What really preoccupied Gandhi’s mind was mirrors; he wanted to turn each shoe into a mirror. He especially loved black shoes, for brown shoes, no matter how much they shined, never became like mirrors. A black one, on the other hand, could really be polished and became like one solid piece. After the black shoe polish was poured on, it became one, as though it were cast in black, and with the first rub of the brush the shine would start and brighten it, the black color would be opened to the world, and Gandhi would see the parts of his face on the shoe’s upper. The whole world enters shoes, and the man standing there, most often holding a newspaper, reading, doesn’t understand the importance of what is taking place atop his shoes. Only Gandhi knew, he knew that everything, the buildings and the faces, and the underground water pipes, and the sidewalk, everything enters into shoes, transforming them into a new world being born.
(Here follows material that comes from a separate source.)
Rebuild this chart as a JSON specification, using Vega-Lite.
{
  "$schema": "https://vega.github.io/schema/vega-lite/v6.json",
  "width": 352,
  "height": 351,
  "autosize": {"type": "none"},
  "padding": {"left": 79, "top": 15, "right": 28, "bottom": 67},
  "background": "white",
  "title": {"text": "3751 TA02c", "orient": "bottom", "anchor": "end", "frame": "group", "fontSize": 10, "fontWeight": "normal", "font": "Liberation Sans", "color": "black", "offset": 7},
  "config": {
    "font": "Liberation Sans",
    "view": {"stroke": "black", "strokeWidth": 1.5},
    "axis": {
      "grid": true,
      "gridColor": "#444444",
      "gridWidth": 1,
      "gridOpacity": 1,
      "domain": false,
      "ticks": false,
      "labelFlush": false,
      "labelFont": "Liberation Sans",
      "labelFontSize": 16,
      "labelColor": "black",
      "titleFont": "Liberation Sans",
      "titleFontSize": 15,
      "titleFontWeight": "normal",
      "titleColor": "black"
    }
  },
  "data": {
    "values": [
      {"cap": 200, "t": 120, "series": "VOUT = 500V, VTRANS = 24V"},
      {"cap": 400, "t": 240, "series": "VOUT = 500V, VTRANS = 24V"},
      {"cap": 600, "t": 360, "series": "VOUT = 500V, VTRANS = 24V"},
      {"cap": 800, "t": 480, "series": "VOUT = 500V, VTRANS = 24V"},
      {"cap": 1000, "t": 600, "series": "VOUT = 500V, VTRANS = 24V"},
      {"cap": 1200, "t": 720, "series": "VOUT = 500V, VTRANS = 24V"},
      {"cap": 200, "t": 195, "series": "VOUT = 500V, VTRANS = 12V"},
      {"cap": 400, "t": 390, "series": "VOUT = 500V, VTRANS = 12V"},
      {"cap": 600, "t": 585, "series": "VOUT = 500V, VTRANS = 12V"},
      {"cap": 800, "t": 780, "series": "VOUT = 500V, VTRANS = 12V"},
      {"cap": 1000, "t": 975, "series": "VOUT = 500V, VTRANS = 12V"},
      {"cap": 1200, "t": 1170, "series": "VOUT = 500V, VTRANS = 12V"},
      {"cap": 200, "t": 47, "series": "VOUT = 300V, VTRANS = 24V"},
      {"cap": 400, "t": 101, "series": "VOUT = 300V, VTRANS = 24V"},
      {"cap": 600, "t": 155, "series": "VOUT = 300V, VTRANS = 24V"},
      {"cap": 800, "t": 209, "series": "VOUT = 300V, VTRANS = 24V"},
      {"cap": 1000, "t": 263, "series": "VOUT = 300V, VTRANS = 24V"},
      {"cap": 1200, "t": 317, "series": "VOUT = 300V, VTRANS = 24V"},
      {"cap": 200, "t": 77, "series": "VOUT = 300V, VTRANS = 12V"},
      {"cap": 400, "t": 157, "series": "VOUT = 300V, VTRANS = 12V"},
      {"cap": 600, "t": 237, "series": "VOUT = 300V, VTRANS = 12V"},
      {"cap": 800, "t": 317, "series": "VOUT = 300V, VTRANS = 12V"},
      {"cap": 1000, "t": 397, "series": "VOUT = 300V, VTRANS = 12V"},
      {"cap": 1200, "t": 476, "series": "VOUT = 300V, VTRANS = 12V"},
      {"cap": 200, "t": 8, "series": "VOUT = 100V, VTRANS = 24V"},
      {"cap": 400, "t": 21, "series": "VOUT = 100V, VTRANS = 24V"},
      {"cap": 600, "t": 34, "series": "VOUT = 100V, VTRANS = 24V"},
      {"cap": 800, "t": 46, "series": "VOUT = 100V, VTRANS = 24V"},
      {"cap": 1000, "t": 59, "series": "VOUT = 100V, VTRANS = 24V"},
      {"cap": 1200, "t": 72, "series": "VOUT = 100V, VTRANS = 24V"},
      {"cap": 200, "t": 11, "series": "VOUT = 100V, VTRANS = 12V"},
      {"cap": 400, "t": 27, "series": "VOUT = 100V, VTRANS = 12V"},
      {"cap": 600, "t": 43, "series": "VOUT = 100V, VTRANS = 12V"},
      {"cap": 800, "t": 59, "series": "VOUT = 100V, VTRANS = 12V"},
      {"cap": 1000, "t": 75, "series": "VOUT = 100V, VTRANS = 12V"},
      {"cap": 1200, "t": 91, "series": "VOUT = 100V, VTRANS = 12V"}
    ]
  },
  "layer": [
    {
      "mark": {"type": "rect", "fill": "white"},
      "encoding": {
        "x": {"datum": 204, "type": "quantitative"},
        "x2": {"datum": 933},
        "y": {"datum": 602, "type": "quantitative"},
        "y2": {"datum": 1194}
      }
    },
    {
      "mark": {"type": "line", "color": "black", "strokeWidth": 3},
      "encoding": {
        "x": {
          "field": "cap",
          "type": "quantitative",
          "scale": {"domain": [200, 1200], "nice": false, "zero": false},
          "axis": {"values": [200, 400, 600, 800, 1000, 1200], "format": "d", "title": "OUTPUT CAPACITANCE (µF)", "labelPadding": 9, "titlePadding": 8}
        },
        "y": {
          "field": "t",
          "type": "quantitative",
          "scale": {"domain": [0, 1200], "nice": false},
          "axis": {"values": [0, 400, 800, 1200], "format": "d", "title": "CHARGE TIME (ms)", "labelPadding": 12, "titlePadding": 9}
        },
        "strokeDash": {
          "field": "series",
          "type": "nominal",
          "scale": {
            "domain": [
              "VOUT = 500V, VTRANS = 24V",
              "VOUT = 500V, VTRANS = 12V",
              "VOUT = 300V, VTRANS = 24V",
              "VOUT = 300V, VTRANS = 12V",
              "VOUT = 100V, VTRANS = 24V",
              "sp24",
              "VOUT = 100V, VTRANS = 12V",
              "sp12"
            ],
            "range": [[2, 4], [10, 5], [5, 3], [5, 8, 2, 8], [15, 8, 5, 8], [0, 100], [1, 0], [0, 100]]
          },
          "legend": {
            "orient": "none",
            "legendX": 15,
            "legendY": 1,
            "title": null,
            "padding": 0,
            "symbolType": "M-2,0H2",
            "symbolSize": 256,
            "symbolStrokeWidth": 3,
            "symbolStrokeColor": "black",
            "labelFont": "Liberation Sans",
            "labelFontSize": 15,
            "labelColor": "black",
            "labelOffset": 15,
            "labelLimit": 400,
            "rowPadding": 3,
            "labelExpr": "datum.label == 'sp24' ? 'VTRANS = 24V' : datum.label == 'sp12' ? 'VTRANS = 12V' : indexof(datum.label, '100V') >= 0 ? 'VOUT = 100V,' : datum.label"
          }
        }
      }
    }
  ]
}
Gandhi hated the two-toned shoes that came into style in the late fifties, white on the sides with blotches of brown in the middle. Dying white shoes was bothersome, because he didn’t use the kind of polish that coated the leather; instead he had to use a water-soluble dye he got out of a long bottle, using some cottony material — a square white cloth upon which the white liquid was poured. Gandhi would put it on the shoe as if he were performing surgery. That was only for covering the shoe with the color; dying it was another thing altogether. Dying it would bring back the value of the shoe, not just cover it. White was for covering. Women’s shoes with the sharp pointed toes were impossible, because the pointy tip made it difficult to round out the color, so the shoe would remain only covered with the color, even if it was black. The true work was in the black shoe, when you could actually smell the leather, the “chevreux” style, or the “box” style. Gandhi preferred the box even though the chevreux was softer. The box could truly be transformed into a mirror, and the city transformed into a shoe.
When Gandhi would finish with the shoes that were sent to him, he’d stand them up against the wall and use them to watch the reflection of people’s feet as they walked by. When the customer would come to get his shoes, Gandhi would ask him to look carefully and see his face in them.
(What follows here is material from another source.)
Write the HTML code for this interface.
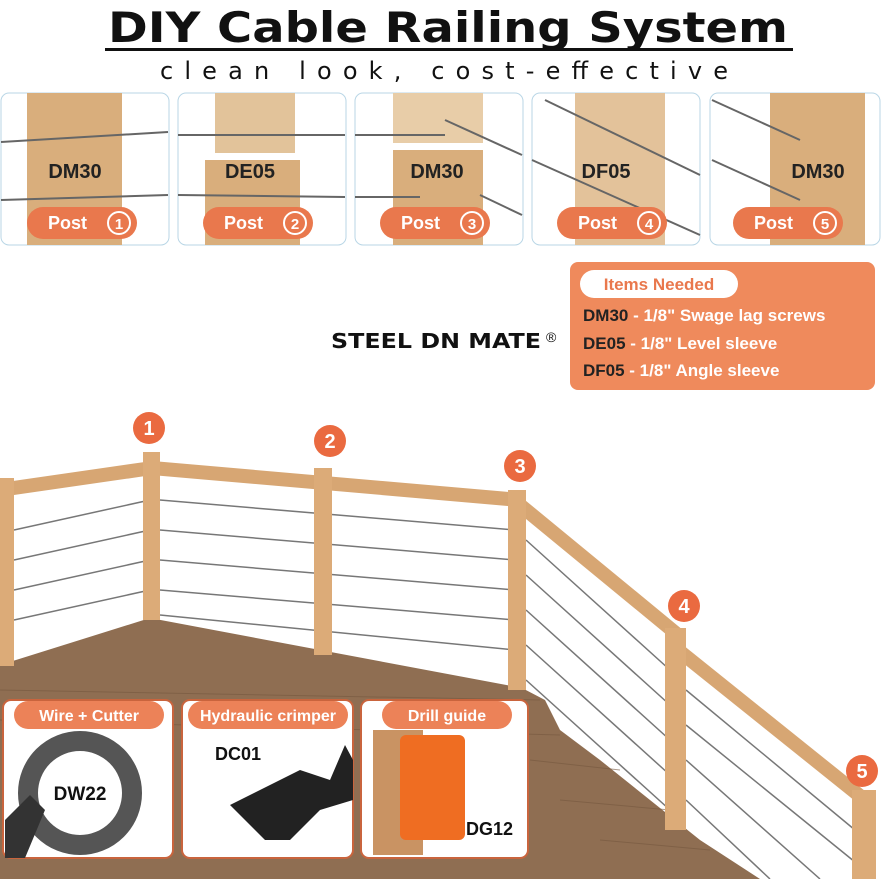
<!DOCTYPE html>
<html><head><meta charset="utf-8"><style>
body{margin:0;width:881px;height:879px;overflow:hidden;background:#fff;font-family:"Liberation Sans",sans-serif}
</style></head><body>
<svg width="881" height="879" viewBox="0 0 881 879" xmlns="http://www.w3.org/2000/svg" font-family="Liberation Sans, sans-serif">
<text x="108" y="42" font-family="DejaVu Sans, sans-serif" font-size="42" font-weight="bold" fill="#111" textLength="680" lengthAdjust="spacingAndGlyphs">DIY Cable Railing System</text>
<rect x="105" y="48" width="688" height="3" fill="#111"/>
<text x="160" y="79" font-family="DejaVu Sans, sans-serif" font-size="24" fill="#111" textLength="568" lengthAdjust="spacing">clean look, cost-effective</text>
<g>
<rect x="1" y="93" width="168" height="152" rx="8" fill="#fff" stroke="#b9d6e6"/>
<rect x="178" y="93" width="168" height="152" rx="8" fill="#fff" stroke="#b9d6e6"/>
<rect x="355" y="93" width="168" height="152" rx="8" fill="#fff" stroke="#b9d6e6"/>
<rect x="532" y="93" width="168" height="152" rx="8" fill="#fff" stroke="#b9d6e6"/>
<rect x="710" y="93" width="170" height="152" rx="8" fill="#fff" stroke="#b9d6e6"/>
<rect x="27" y="93" width="95" height="152" fill="#d9ae7c"/>
<rect x="205" y="160" width="95" height="85" fill="#d9ae7c"/><rect x="215" y="93" width="80" height="60" fill="#e2c39a"/>
<rect x="393" y="93" width="90" height="50" fill="#e8cda8"/><rect x="393" y="150" width="90" height="95" fill="#d9ae7c"/>
<rect x="575" y="93" width="90" height="152" fill="#e3c29a"/>
<rect x="770" y="93" width="95" height="152" fill="#d9ae7c"/>
<g stroke="#666" stroke-width="2">
<line x1="1" y1="142" x2="168" y2="132"/><line x1="1" y1="200" x2="168" y2="195"/>
<line x1="178" y1="135" x2="345" y2="135"/><line x1="178" y1="195" x2="345" y2="197"/>
<line x1="355" y1="135" x2="445" y2="135"/><line x1="445" y1="120" x2="522" y2="155"/><line x1="355" y1="197" x2="420" y2="197"/><line x1="480" y1="195" x2="522" y2="215"/>
<line x1="545" y1="100" x2="700" y2="175"/><line x1="532" y1="160" x2="700" y2="235"/>
<line x1="712" y1="100" x2="800" y2="140"/><line x1="712" y1="160" x2="800" y2="200"/>
</g>
<g font-size="20" font-weight="bold" fill="#222" text-anchor="middle">
<text x="75" y="178">DM30</text><text x="250" y="178">DE05</text><text x="437" y="178">DM30</text><text x="606" y="178">DF05</text><text x="818" y="178">DM30</text>
</g>
<g fill="#e9784d">
<rect x="27" y="207" width="110" height="32" rx="16"/><rect x="203" y="207" width="110" height="32" rx="16"/><rect x="380" y="207" width="110" height="32" rx="16"/><rect x="557" y="207" width="110" height="32" rx="16"/><rect x="733" y="207" width="110" height="32" rx="16"/>
</g>
<g font-size="18" font-weight="bold" fill="#fff">
<text x="48" y="229">Post</text><text x="224" y="229">Post</text><text x="401" y="229">Post</text><text x="578" y="229">Post</text><text x="754" y="229">Post</text>
</g>
<g fill="none" stroke="#fff" stroke-width="2"><circle cx="119" cy="223" r="11"/><circle cx="295" cy="223" r="11"/><circle cx="472" cy="223" r="11"/><circle cx="649" cy="223" r="11"/><circle cx="825" cy="223" r="11"/></g>
<g font-size="15" font-weight="bold" fill="#fff" text-anchor="middle">
<text x="119" y="229">1</text><text x="295" y="229">2</text><text x="472" y="229">3</text><text x="649" y="229">4</text><text x="825" y="229">5</text></g>
</g>
<text x="331" y="348" font-family="DejaVu Sans, sans-serif" font-size="20" font-weight="bold" fill="#111" textLength="210" lengthAdjust="spacingAndGlyphs">STEEL DN MATE</text>
<text x="546" y="342" font-size="14" fill="#111">®</text>
<rect x="570" y="262" width="305" height="128" rx="8" fill="#ef8a5c"/>
<rect x="580" y="270" width="158" height="28" rx="14" fill="#fff"/>
<text x="659" y="290" text-anchor="middle" font-size="17" fill="#e9784d" font-weight="bold">Items Needed</text>
<g font-size="17" fill="#fff" font-weight="bold">
<text x="583" y="321"><tspan fill="#222">DM30</tspan> - 1/8" Swage lag screws</text>
<text x="583" y="349"><tspan fill="#222">DE05</tspan> - 1/8" Level sleeve</text>
<text x="583" y="376"><tspan fill="#222">DF05</tspan> - 1/8" Angle sleeve</text>
</g>
<polygon points="0,665 150,618 522,688 545,700 560,730 600,760 650,800 700,840 760,879 0,879" fill="#8f6e52"/>
<g stroke="#76583f" stroke-width="1" opacity=".6">
<line x1="0" y1="690" x2="540" y2="700"/><line x1="0" y1="720" x2="560" y2="735"/><line x1="530" y1="760" x2="620" y2="770"/><line x1="560" y1="800" x2="670" y2="810"/><line x1="600" y1="840" x2="710" y2="850"/>
</g>
<g stroke="#777" stroke-width="1.5">
<line x1="14" y1="530" x2="150" y2="500"/><line x1="14" y1="560" x2="150" y2="530"/><line x1="14" y1="590" x2="150" y2="560"/><line x1="14" y1="620" x2="150" y2="590"/>
<line x1="160" y1="500" x2="515" y2="530"/><line x1="160" y1="530" x2="515" y2="560"/><line x1="160" y1="560" x2="515" y2="590"/><line x1="160" y1="590" x2="515" y2="620"/><line x1="160" y1="615" x2="515" y2="650"/>
<line x1="526" y1="540" x2="670" y2="670"/><line x1="526" y1="575" x2="670" y2="705"/><line x1="526" y1="610" x2="670" y2="740"/><line x1="526" y1="645" x2="670" y2="775"/><line x1="526" y1="680" x2="670" y2="810"/>
<line x1="686" y1="690" x2="855" y2="830"/><line x1="686" y1="725" x2="855" y2="862"/><line x1="686" y1="760" x2="820" y2="879"/><line x1="686" y1="800" x2="770" y2="879"/>
</g>
<g stroke="#d7a673" stroke-width="14" stroke-linecap="butt">
<line x1="0" y1="490" x2="152" y2="468"/><line x1="152" y1="468" x2="520" y2="500"/><line x1="520" y1="505" x2="678" y2="635"/><line x1="678" y1="650" x2="865" y2="800"/>
</g>
<g fill="#dcab78">
<rect x="0" y="478" width="14" height="188"/><rect x="143" y="452" width="17" height="168"/><rect x="314" y="468" width="18" height="187"/><rect x="508" y="490" width="18" height="200"/><rect x="665" y="628" width="21" height="202"/><rect x="852" y="790" width="24" height="89"/>
</g>
<g fill="#ea6a40"><circle cx="149" cy="428" r="16"/><circle cx="330" cy="441" r="16"/><circle cx="520" cy="466" r="16"/><circle cx="684" cy="606" r="16"/><circle cx="862" cy="771" r="16"/></g>
<g font-size="20" font-weight="bold" fill="#fff" text-anchor="middle"><text x="149" y="435">1</text><text x="330" y="448">2</text><text x="520" y="473">3</text><text x="684" y="613">4</text><text x="862" y="778">5</text></g>
<g fill="#fff" stroke="#c9643d" stroke-width="2">
<rect x="3" y="700" width="170" height="158" rx="8"/><rect x="182" y="700" width="171" height="158" rx="8"/><rect x="361" y="700" width="167" height="158" rx="8"/>
</g>
<g fill="#ec8258"><rect x="14" y="701" width="150" height="28" rx="14"/><rect x="188" y="701" width="160" height="28" rx="14"/><rect x="382" y="701" width="130" height="28" rx="14"/></g>
<g font-size="16" font-weight="bold" fill="#fff" text-anchor="middle"><text x="89" y="721">Wire + Cutter</text><text x="268" y="721">Hydraulic crimper</text><text x="447" y="721">Drill guide</text></g>
<circle cx="80" cy="793" r="52" fill="none" stroke="#555" stroke-width="20"/>
<text x="80" y="800" text-anchor="middle" font-size="19" font-weight="bold" fill="#111">DW22</text>
<path d="M5,820 L30,795 L45,810 L25,858 L5,858Z" fill="#333"/>
<text x="215" y="760" font-size="18" font-weight="bold" fill="#111">DC01</text>
<path d="M230,805 L300,770 L330,780 L345,745 L353,760 L353,800 L320,810 L290,840 L265,840Z" fill="#222"/>
<rect x="373" y="730" width="50" height="125" fill="#c99363"/>
<rect x="400" y="735" width="65" height="105" rx="6" fill="#ef6d22"/>
<text x="466" y="835" font-size="18" font-weight="bold" fill="#111">DG12</text>
</svg>
</body></html>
Once the Reverend Amin got upset. That was at the beginning of their long relationship. Gandhi asked him to look at the reflection of his face in his shoes, so the Reverend thought this short shoe shiner was making fun of him. He gave him a belittling look and left without paying.
He told Gandhi the next day he forgot to pay because he was so upset with him.
Gandhi refused to take any money and said he’d forget about the whole thing, that he wanted to prove to the Reverend that everything could be turned into a mirror. From that day on the Reverend Amin became Gandhi’s friend, and was convinced that everything could be turned into a mirror.